═════ Extracted information ═════

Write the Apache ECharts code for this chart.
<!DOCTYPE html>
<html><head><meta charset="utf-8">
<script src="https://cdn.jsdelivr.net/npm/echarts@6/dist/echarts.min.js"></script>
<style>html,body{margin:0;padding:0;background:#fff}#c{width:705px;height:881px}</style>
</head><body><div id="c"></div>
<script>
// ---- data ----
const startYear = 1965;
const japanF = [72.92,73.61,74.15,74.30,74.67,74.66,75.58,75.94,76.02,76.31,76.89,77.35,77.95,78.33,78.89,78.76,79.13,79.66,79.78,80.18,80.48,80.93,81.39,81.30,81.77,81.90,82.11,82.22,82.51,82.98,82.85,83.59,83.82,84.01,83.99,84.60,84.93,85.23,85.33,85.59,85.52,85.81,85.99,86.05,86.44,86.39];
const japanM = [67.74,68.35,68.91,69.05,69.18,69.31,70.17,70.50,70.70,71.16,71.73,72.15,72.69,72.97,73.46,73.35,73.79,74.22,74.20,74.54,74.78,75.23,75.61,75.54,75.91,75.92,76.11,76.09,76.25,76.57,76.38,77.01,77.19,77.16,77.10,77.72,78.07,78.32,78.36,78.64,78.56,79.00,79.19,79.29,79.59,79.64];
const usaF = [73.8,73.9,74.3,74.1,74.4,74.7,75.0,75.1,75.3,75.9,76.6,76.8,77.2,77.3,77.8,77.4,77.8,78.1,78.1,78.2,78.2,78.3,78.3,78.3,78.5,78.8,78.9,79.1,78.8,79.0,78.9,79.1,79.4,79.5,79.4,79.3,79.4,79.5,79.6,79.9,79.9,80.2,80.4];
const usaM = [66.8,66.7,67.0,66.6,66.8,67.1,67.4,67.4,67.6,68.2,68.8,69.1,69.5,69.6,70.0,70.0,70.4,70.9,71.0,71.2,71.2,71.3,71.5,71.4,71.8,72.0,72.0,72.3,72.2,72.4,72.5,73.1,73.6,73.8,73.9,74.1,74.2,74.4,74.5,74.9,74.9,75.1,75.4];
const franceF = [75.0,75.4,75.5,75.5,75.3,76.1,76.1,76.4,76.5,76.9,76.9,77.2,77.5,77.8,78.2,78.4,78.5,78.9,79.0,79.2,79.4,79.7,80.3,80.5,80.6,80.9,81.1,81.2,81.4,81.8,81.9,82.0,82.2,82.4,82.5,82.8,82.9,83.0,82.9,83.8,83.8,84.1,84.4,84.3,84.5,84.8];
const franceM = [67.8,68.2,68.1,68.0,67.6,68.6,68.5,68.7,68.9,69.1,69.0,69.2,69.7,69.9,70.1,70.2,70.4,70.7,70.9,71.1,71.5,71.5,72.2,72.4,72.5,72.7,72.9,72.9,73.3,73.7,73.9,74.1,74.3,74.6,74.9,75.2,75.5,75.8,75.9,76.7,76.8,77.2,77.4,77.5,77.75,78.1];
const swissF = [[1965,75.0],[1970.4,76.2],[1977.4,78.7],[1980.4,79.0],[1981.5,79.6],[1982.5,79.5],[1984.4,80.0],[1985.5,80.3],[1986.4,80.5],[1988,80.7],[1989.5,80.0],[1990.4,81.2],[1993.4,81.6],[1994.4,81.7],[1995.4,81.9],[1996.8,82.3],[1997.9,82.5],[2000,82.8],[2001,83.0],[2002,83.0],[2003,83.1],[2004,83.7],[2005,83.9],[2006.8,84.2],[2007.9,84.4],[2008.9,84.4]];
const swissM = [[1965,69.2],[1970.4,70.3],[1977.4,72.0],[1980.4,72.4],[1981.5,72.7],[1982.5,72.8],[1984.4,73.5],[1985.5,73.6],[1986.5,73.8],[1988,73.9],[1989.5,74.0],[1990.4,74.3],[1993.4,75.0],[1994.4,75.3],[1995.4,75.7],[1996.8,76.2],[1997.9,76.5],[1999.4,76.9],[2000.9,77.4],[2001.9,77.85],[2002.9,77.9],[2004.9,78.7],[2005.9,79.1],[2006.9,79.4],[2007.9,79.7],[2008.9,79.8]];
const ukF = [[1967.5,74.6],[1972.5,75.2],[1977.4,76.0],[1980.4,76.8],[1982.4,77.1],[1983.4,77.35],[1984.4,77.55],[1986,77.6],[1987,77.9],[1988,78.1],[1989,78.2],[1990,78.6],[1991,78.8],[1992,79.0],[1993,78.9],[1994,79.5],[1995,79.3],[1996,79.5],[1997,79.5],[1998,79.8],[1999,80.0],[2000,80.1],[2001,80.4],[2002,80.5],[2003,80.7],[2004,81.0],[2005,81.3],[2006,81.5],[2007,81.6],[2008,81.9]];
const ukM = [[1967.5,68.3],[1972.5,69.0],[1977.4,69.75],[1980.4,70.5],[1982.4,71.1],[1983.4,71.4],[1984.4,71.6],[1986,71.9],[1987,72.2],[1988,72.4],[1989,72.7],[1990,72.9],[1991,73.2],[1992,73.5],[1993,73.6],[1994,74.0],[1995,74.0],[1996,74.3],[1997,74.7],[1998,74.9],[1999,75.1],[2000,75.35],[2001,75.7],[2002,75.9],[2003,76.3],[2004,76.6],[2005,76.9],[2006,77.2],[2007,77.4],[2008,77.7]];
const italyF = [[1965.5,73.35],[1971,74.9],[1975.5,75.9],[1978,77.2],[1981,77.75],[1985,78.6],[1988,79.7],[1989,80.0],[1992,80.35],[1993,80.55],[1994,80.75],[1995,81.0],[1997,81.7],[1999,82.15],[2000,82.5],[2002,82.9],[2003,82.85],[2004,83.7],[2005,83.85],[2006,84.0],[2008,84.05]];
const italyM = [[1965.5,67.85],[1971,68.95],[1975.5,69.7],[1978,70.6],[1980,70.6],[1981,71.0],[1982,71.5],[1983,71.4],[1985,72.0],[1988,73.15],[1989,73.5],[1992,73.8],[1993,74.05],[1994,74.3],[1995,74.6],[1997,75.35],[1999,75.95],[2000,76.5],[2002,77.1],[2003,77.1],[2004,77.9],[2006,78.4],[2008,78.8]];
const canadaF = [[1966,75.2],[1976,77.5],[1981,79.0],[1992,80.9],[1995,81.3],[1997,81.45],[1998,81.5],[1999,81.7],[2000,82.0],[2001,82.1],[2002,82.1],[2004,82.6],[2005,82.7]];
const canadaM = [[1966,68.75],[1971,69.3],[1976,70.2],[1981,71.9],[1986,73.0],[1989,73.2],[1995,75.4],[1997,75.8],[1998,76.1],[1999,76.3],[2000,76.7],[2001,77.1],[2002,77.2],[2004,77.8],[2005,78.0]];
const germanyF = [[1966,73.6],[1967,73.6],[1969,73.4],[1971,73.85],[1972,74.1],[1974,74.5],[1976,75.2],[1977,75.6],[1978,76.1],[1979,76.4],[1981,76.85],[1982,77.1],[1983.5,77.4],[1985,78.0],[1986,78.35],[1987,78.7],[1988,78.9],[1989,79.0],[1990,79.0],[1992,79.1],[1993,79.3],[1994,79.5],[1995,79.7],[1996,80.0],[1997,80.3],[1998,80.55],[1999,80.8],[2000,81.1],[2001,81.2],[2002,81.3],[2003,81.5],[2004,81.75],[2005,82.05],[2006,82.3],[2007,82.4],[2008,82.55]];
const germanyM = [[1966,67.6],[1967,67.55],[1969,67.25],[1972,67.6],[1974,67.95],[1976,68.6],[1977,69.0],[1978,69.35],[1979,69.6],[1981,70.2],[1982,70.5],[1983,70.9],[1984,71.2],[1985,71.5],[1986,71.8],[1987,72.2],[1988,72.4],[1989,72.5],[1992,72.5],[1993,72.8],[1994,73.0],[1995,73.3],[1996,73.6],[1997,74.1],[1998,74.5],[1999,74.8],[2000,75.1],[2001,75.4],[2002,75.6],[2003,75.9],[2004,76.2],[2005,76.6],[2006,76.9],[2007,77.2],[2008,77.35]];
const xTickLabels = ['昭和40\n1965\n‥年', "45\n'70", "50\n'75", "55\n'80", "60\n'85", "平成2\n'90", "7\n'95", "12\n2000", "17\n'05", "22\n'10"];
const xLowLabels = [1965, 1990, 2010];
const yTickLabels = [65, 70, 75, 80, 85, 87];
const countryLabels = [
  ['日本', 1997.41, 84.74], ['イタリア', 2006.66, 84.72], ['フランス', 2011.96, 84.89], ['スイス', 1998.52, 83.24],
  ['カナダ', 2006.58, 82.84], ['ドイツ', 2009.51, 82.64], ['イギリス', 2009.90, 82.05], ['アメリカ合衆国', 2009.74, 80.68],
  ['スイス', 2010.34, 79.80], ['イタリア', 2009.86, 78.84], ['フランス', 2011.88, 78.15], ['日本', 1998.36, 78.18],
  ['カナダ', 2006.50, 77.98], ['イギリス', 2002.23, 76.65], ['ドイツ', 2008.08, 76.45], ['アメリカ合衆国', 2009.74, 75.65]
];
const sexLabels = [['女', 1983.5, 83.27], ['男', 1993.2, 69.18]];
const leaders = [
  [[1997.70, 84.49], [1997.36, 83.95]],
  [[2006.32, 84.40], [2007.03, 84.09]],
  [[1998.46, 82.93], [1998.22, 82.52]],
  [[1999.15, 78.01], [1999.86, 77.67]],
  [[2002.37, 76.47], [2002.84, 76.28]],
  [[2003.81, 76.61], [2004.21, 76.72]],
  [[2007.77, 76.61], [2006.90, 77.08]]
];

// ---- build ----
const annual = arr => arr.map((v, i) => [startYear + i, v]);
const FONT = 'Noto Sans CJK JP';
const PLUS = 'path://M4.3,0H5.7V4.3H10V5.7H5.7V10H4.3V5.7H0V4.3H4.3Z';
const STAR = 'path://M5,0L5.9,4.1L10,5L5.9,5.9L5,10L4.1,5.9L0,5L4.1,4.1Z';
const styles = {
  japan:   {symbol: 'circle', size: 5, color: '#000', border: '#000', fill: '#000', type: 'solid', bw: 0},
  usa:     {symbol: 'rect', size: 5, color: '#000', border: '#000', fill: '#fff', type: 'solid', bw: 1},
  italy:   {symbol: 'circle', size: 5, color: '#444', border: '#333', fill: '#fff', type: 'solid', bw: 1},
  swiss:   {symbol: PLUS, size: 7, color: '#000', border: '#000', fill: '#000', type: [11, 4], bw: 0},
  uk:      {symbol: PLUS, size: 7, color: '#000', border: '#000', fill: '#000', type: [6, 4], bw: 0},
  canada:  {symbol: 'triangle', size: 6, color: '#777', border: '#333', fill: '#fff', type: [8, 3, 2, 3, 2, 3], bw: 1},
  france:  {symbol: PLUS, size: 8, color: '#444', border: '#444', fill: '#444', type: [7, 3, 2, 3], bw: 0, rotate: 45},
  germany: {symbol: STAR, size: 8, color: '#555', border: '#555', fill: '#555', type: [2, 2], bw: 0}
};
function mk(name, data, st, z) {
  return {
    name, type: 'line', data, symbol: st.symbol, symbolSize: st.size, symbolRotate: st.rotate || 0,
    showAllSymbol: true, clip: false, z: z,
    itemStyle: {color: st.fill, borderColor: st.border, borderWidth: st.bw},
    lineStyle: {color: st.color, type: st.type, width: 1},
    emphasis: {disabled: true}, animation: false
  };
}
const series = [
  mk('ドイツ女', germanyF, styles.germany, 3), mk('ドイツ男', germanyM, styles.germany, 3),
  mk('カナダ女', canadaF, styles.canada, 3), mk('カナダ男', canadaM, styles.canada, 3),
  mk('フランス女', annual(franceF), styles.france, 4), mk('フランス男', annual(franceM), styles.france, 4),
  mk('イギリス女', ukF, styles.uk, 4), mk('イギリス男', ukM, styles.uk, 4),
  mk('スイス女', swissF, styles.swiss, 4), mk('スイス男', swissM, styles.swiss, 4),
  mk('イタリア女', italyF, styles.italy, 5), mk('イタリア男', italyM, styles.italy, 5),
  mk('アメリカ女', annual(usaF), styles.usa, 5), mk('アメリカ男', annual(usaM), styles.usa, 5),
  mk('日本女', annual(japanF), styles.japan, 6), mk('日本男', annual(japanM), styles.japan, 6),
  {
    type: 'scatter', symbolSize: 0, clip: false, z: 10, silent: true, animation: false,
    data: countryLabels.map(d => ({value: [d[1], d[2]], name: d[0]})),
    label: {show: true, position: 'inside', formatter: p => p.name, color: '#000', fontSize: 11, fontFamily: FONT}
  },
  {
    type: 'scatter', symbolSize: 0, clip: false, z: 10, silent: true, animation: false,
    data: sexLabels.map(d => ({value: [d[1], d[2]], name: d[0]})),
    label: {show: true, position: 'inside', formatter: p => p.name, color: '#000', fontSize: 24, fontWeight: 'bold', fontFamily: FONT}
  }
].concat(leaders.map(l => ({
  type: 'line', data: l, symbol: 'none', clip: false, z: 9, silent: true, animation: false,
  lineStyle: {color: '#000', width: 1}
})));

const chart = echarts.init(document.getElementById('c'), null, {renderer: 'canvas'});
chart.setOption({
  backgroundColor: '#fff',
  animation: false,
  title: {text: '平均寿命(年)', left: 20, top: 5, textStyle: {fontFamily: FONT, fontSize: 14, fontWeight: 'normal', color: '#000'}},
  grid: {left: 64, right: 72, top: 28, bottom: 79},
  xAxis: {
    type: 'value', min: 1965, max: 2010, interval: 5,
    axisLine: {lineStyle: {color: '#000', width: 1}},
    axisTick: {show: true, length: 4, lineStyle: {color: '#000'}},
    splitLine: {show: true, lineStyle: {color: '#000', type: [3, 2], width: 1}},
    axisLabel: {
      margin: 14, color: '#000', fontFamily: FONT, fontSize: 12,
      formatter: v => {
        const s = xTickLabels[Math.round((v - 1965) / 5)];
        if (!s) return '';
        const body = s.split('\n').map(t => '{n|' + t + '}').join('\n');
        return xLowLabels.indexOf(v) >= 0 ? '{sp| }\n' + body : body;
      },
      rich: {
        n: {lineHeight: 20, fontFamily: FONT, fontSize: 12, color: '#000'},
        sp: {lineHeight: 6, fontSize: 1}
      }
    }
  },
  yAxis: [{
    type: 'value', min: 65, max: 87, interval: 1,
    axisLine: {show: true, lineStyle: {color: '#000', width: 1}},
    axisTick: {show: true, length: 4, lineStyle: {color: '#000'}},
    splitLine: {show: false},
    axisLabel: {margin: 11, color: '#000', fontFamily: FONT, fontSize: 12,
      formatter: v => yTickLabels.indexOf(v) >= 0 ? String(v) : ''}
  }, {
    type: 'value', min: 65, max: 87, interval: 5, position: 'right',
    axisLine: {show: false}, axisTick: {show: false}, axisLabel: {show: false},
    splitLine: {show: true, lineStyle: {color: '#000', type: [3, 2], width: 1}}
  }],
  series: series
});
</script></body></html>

═════
═════ Extracted information ═════

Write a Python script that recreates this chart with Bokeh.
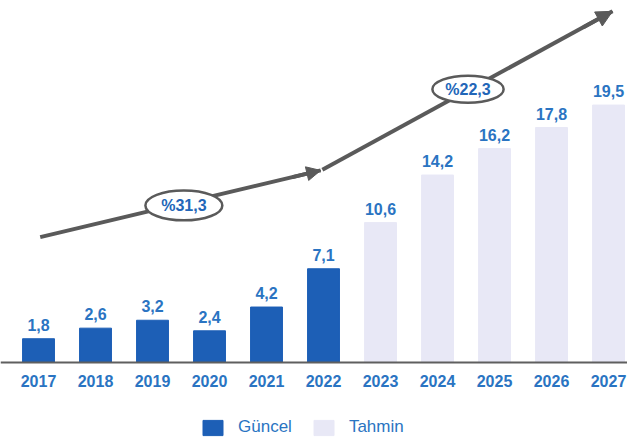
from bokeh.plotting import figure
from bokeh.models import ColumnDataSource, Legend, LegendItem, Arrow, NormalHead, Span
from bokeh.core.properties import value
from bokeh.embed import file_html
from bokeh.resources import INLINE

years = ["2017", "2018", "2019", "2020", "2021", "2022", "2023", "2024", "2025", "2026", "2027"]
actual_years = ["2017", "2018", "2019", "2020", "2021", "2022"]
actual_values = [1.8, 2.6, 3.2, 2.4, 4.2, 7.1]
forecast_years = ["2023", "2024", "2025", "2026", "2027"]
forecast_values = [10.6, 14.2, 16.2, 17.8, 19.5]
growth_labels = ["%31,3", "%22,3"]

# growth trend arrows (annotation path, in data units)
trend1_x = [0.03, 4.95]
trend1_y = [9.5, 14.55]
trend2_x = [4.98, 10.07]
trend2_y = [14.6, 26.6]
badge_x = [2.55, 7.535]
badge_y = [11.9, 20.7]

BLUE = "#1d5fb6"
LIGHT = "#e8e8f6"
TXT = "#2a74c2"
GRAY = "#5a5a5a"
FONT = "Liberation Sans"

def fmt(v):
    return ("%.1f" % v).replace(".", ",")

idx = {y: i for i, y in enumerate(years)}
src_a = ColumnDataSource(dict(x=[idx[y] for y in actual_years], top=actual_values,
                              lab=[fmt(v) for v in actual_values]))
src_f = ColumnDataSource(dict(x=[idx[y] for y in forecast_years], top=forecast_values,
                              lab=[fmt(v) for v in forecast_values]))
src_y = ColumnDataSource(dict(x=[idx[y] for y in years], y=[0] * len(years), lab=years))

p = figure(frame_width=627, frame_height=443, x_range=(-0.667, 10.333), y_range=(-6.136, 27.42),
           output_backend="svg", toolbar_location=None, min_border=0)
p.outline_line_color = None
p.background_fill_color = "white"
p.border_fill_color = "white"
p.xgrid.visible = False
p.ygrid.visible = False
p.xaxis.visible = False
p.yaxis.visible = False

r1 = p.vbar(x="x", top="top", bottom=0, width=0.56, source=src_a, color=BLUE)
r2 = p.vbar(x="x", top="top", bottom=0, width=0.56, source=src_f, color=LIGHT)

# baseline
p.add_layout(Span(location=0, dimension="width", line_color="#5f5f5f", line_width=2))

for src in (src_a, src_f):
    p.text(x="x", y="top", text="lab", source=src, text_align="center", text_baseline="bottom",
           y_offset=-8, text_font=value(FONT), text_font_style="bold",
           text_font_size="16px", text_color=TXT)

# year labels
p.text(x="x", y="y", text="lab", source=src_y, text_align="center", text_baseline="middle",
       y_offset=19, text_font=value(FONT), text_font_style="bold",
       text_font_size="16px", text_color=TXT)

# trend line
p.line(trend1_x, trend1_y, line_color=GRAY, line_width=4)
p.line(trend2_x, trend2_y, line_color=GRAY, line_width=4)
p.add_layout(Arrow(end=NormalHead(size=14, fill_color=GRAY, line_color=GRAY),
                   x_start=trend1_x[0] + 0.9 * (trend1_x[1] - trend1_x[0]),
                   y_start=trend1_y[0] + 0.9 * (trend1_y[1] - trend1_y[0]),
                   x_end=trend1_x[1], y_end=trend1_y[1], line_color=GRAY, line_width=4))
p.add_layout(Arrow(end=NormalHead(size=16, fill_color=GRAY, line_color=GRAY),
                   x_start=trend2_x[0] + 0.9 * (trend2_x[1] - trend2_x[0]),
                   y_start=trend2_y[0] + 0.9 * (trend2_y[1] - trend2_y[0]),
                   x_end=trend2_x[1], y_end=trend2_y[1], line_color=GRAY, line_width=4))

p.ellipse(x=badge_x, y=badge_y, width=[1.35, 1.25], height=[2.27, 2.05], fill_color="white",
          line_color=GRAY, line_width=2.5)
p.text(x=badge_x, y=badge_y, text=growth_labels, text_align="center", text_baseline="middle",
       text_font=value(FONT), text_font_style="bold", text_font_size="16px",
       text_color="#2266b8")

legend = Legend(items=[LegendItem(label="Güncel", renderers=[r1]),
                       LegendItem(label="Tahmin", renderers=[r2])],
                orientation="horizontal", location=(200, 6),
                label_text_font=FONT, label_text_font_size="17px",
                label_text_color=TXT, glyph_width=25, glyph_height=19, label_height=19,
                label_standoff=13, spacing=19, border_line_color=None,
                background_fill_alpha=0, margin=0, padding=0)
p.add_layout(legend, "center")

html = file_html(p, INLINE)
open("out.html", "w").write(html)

═════
═════ Extracted information ═════

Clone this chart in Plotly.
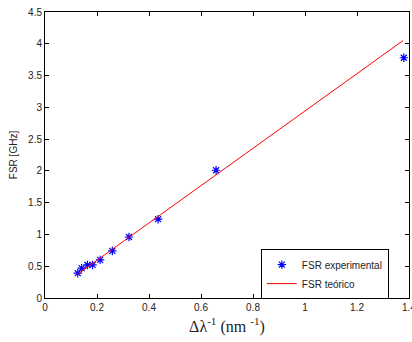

═════

■ What needs to be done
Give again, word for word, the lines from the one that contains "Write a Python" to the one that contains "from bokeh.resources import INLINE", both included. Omit the pictures.

■ Solved problem
Write a Python script that recreates this chart with Bokeh.
from bokeh.plotting import figure
from bokeh.models import ColumnDataSource, Legend, LegendItem, Arrow, NormalHead, Span
from bokeh.core.properties import value
from bokeh.embed import file_html
from bokeh.resources import INLINE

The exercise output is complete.